*Task prompt*
Reproduce each line of the material exactly, minus any picture.

*Supplied data*
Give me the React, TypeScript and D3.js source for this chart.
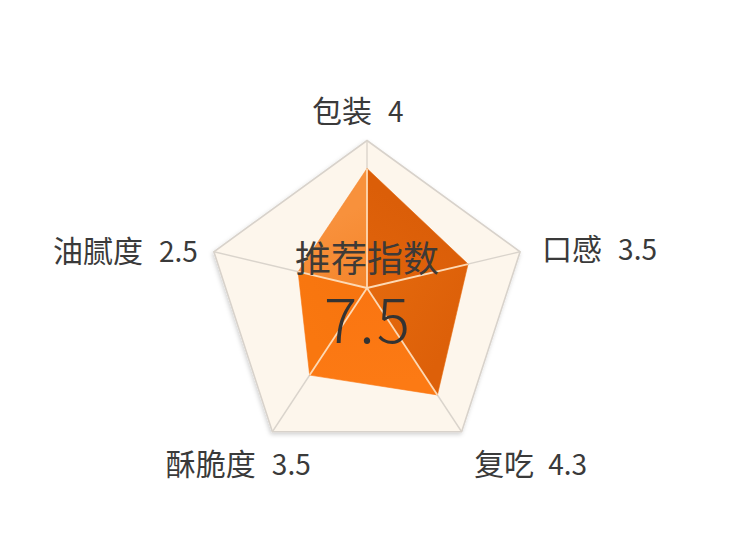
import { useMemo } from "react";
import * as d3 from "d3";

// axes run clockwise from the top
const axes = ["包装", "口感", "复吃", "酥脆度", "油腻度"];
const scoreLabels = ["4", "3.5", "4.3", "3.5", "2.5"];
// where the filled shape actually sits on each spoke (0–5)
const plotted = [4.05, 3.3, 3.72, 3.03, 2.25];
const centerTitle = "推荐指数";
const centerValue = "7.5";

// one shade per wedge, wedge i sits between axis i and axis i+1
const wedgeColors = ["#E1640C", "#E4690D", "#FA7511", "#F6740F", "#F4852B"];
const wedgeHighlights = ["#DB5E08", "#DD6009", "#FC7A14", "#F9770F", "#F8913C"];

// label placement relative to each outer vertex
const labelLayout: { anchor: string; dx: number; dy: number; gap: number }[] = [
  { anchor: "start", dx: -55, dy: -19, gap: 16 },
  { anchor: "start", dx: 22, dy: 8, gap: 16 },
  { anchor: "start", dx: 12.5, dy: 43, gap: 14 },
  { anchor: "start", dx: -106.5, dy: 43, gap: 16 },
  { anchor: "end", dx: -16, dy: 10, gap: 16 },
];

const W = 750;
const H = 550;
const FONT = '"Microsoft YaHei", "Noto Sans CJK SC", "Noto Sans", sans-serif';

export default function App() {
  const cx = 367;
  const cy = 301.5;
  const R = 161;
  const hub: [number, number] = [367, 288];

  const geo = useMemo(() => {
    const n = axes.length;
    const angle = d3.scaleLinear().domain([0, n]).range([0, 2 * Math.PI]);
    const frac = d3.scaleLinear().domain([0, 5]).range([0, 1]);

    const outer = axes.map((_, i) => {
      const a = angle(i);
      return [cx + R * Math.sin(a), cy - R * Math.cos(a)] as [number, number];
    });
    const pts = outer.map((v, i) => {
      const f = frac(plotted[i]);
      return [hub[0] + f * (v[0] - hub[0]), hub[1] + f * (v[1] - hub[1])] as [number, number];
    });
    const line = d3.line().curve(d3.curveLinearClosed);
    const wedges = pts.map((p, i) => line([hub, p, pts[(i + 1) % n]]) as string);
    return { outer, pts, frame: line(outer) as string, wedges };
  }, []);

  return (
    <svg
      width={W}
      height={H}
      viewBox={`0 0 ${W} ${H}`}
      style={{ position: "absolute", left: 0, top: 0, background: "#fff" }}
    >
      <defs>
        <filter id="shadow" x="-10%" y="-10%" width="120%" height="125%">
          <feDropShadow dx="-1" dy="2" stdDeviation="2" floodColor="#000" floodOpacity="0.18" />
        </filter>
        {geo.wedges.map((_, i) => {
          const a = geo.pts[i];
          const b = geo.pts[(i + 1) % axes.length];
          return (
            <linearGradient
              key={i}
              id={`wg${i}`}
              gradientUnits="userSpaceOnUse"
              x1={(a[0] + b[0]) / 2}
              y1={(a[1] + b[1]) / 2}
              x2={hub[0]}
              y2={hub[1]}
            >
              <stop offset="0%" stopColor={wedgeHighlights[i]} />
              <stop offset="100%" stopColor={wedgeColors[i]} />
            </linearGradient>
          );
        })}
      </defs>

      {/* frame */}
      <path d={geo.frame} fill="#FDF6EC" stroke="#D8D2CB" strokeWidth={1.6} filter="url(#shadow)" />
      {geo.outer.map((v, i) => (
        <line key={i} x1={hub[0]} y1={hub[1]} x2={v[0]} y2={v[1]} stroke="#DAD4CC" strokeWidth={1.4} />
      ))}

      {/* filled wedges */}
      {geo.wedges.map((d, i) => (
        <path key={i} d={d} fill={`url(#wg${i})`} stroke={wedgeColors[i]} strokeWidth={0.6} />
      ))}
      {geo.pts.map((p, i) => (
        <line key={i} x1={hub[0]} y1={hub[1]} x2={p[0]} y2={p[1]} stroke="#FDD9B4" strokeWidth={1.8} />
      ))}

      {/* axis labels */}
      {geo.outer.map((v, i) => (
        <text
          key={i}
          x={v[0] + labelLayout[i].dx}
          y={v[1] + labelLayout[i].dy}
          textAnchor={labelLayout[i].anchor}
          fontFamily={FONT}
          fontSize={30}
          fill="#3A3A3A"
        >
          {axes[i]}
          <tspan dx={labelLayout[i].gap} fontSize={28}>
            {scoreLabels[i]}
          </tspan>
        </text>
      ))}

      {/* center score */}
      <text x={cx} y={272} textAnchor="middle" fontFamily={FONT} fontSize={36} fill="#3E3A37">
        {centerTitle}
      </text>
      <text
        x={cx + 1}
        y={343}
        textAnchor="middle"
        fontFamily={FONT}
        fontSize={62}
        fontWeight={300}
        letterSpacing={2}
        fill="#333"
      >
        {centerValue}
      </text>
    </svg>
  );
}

*The reply*
Give me the React, TypeScript and D3.js source for this chart.
import { useMemo } from "react";
import * as d3 from "d3";

// axes run clockwise from the top
const axes = ["包装", "口感", "复吃", "酥脆度", "油腻度"];
const scoreLabels = ["4", "3.5", "4.3", "3.5", "2.5"];
// where the filled shape actually sits on each spoke (0–5)
const plotted = [4.05, 3.3, 3.72, 3.03, 2.25];
const centerTitle = "推荐指数";
const centerValue = "7.5";

// one shade per wedge, wedge i sits between axis i and axis i+1
const wedgeColors = ["#E1640C", "#E4690D", "#FA7511", "#F6740F", "#F4852B"];
const wedgeHighlights = ["#DB5E08", "#DD6009", "#FC7A14", "#F9770F", "#F8913C"];

// label placement relative to each outer vertex
const labelLayout: { anchor: string; dx: number; dy: number; gap: number }[] = [
  { anchor: "start", dx: -55, dy: -19, gap: 16 },
  { anchor: "start", dx: 22, dy: 8, gap: 16 },
  { anchor: "start", dx: 12.5, dy: 43, gap: 14 },
  { anchor: "start", dx: -106.5, dy: 43, gap: 16 },
  { anchor: "end", dx: -16, dy: 10, gap: 16 },
];

const W = 750;
const H = 550;
const FONT = '"Microsoft YaHei", "Noto Sans CJK SC", "Noto Sans", sans-serif';

export default function App() {
  const cx = 367;
  const cy = 301.5;
  const R = 161;
  const hub: [number, number] = [367, 288];

  const geo = useMemo(() => {
    const n = axes.length;
    const angle = d3.scaleLinear().domain([0, n]).range([0, 2 * Math.PI]);
    const frac = d3.scaleLinear().domain([0, 5]).range([0, 1]);

    const outer = axes.map((_, i) => {
      const a = angle(i);
      return [cx + R * Math.sin(a), cy - R * Math.cos(a)] as [number, number];
    });
    const pts = outer.map((v, i) => {
      const f = frac(plotted[i]);
      return [hub[0] + f * (v[0] - hub[0]), hub[1] + f * (v[1] - hub[1])] as [number, number];
    });
    const line = d3.line().curve(d3.curveLinearClosed);
    const wedges = pts.map((p, i) => line([hub, p, pts[(i + 1) % n]]) as string);
    return { outer, pts, frame: line(outer) as string, wedges };
  }, []);

  return (
    <svg
      width={W}
      height={H}
      viewBox={`0 0 ${W} ${H}`}
      style={{ position: "absolute", left: 0, top: 0, background: "#fff" }}
    >
      <defs>
        <filter id="shadow" x="-10%" y="-10%" width="120%" height="125%">
          <feDropShadow dx="-1" dy="2" stdDeviation="2" floodColor="#000" floodOpacity="0.18" />
        </filter>
        {geo.wedges.map((_, i) => {
          const a = geo.pts[i];
          const b = geo.pts[(i + 1) % axes.length];
          return (
            <linearGradient
              key={i}
              id={`wg${i}`}
              gradientUnits="userSpaceOnUse"
              x1={(a[0] + b[0]) / 2}
              y1={(a[1] + b[1]) / 2}
              x2={hub[0]}
              y2={hub[1]}
            >
              <stop offset="0%" stopColor={wedgeHighlights[i]} />
              <stop offset="100%" stopColor={wedgeColors[i]} />
            </linearGradient>
          );
        })}
      </defs>

      {/* frame */}
      <path d={geo.frame} fill="#FDF6EC" stroke="#D8D2CB" strokeWidth={1.6} filter="url(#shadow)" />
      {geo.outer.map((v, i) => (
        <line key={i} x1={hub[0]} y1={hub[1]} x2={v[0]} y2={v[1]} stroke="#DAD4CC" strokeWidth={1.4} />
      ))}

      {/* filled wedges */}
      {geo.wedges.map((d, i) => (
        <path key={i} d={d} fill={`url(#wg${i})`} stroke={wedgeColors[i]} strokeWidth={0.6} />
      ))}
      {geo.pts.map((p, i) => (
        <line key={i} x1={hub[0]} y1={hub[1]} x2={p[0]} y2={p[1]} stroke="#FDD9B4" strokeWidth={1.8} />
      ))}

      {/* axis labels */}
      {geo.outer.map((v, i) => (
        <text
          key={i}
          x={v[0] + labelLayout[i].dx}
          y={v[1] + labelLayout[i].dy}
          textAnchor={labelLayout[i].anchor}
          fontFamily={FONT}
          fontSize={30}
          fill="#3A3A3A"
        >
          {axes[i]}
          <tspan dx={labelLayout[i].gap} fontSize={28}>
            {scoreLabels[i]}
          </tspan>
        </text>
      ))}

      {/* center score */}
      <text x={cx} y={272} textAnchor="middle" fontFamily={FONT} fontSize={36} fill="#3E3A37">
        {centerTitle}
      </text>
      <text
        x={cx + 1}
        y={343}
        textAnchor="middle"
        fontFamily={FONT}
        fontSize={62}
        fontWeight={300}
        letterSpacing={2}
        fill="#333"
      >
        {centerValue}
      </text>
    </svg>
  );
}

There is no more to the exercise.